(begin)

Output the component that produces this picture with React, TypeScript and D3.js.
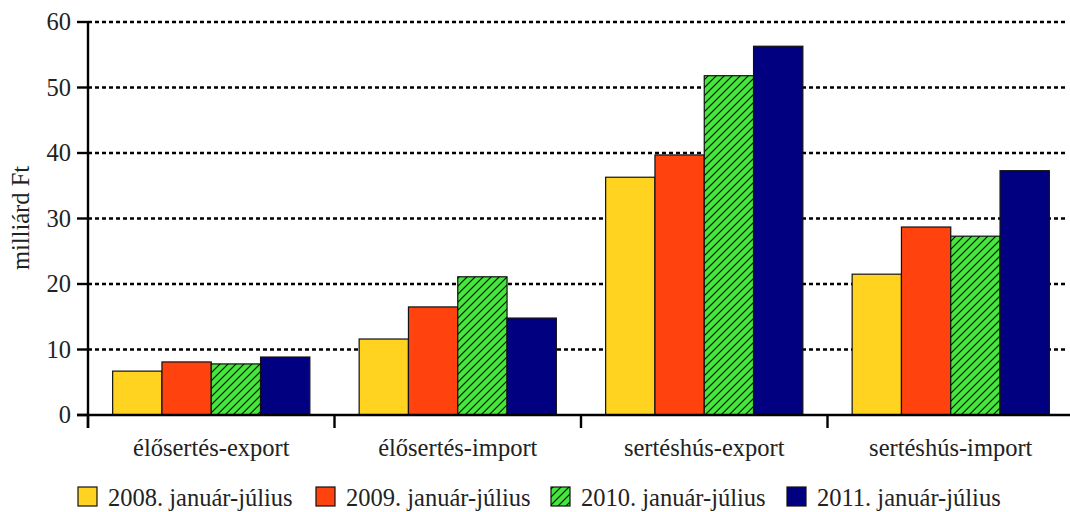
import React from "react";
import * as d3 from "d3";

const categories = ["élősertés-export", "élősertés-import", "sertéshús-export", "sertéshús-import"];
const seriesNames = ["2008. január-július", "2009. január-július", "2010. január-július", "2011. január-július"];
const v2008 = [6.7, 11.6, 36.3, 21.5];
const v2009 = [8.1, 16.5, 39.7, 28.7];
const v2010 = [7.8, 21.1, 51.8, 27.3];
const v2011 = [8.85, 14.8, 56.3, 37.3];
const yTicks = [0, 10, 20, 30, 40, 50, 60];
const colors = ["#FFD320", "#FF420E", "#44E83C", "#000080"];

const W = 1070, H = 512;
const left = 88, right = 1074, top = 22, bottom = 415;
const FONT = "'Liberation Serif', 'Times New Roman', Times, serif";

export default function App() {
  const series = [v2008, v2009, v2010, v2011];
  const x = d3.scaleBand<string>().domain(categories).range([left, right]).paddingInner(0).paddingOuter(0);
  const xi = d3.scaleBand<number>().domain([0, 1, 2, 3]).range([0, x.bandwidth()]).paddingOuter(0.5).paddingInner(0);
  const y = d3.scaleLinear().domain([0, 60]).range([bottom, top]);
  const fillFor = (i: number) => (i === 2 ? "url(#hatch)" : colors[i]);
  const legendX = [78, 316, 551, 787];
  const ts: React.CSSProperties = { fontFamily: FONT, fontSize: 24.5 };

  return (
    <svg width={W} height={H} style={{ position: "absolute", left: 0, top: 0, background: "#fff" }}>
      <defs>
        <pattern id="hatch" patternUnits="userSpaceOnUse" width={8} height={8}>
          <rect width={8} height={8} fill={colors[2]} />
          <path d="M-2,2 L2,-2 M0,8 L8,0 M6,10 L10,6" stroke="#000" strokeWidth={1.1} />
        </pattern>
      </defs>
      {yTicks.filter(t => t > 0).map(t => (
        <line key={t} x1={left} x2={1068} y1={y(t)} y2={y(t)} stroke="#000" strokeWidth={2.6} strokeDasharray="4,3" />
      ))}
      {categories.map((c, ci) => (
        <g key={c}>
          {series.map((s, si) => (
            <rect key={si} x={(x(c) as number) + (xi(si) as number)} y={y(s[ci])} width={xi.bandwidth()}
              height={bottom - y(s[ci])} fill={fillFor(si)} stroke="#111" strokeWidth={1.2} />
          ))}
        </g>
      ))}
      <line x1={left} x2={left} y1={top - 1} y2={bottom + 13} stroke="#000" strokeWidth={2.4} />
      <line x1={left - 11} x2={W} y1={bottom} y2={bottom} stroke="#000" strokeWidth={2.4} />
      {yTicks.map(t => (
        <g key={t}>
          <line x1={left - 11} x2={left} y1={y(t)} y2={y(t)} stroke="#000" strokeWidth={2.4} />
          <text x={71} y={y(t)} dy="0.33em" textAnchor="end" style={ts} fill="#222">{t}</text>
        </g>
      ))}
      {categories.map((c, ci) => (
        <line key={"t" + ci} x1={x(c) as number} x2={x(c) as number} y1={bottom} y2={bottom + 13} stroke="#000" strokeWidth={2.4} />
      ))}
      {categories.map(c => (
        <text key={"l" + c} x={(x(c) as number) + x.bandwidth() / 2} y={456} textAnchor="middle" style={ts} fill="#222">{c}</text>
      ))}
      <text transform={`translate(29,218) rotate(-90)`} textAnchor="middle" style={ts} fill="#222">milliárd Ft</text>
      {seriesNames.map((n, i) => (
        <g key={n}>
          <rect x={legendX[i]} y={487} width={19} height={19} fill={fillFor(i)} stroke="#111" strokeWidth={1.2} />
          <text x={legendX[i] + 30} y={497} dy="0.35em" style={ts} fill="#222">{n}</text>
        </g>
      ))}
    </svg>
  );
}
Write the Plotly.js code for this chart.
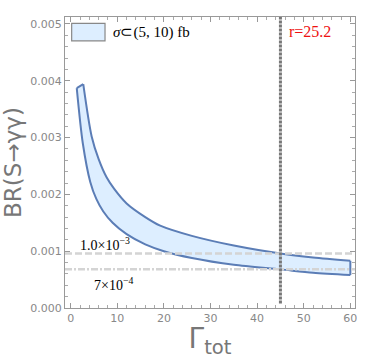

(end)

- [DIRECTIONS FOR THIS TASK]
Everything from the first line of the records through the line containing "import * as" should be reproduced exactly, apart from the pictures.

- [REPLY TO THE EXERCISE]
Output the component that produces this picture with React, TypeScript and D3.js.
import React from "react";
import * as d3 from "d3";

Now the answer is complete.